To add a few rows at once, for example, 3, I'd recommend you highlight the needed number of rows with the mouse and repeat the steps above. Google will prompt you to insert as many lines as you selected:
There are useful keyboard shortcuts in Google Sheets to manage rows. If you use Windows as I do, use Alt combinations. You will need to press one of the letters on your keyboard to select the corresponding option.
For example, Alt+I will open the Insert menu. Press R next to add row above or B to add it below.
|Action||Google Chrome||Other browsers|
|Insert row above||Alt+I, then R
|Alt+Shift+I, then R
|Insert row below||Alt+I, then B||Alt+Shift+I, then B|
|Delete row||Alt+E, then D||Alt+Shift+E, then D|
What should I do when I need to add, say, 100 new rows? Should I select 100 existing lines, so Google could offer a corresponding option? No, of course not.
No matter how many rows there are in your table and how many of them you want to add, there's a feature that eases the job.
Go to the very bottom of your table – there you'll see the Add button. It's designed for cases like this. Simply enter the number of lines you need to insert and click this button. The rows will be added to the end of the table:
Tip. You can quickly jump to the very bottom of your table by pressing Ctrl+End on your keyboard.
Everyone who works with Google Sheets sooner or later thinks about locking at least a header row. Thus, the line won't disappear from the sheet when you scroll down the table. Of course, you can freeze as many rows in Google Sheets as you need, not only the first one. Here are two ways to do that and a way to cancel the changes.

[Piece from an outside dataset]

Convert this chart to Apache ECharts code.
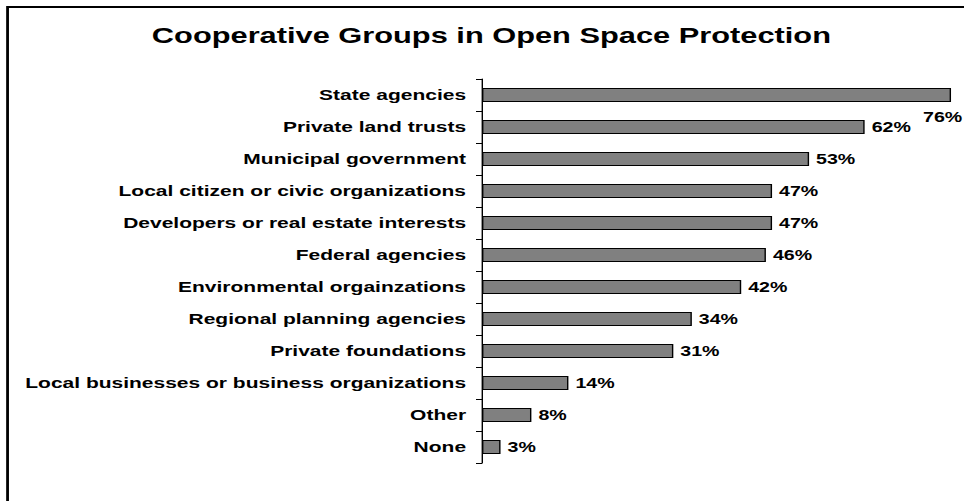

To freeze more lines, decide on the range to lock, select any cell in the row right below that range, and select Up to current row from the menu:
As you can see, it's the same as locking columns.
Note. If you freeze more rows than can be displayed on your screen, you won't be able to scroll down the table. If that happens, you'll see a notification message and will be able to unlock everything back.
We can remove lines from Google Sheets in a similar way we add them.
Select a row (or many lines), right-click it, and choose Delete row. Or go directly to Edit > Delete row in the Google menu:
Sometimes a few empty rows may blend into your spreadsheet – when the data is removed, or for some other reason. Of course, no one wants empty lines in their neat tables. How do we get rid of them?
The first thing that comes to mind is to look through the whole table and delete those lines manually. But if the table is too large, it'd take a lot of time to process it, and you could still miss a row or two.
Sure, you could filter the rows, display only empty ones, then get rid of them. But you'd have to filter each column, otherwise, risk deleting the lines that contain information in some columns only.
However, there is one quick and reliable way to delete empty rows: the Power Tools add-on.
After you install it, go to Add-ons > Power Tools > Clear:
There, check the Remove all empty rows option. Then hit the Clear button and all empty lines will be deleted.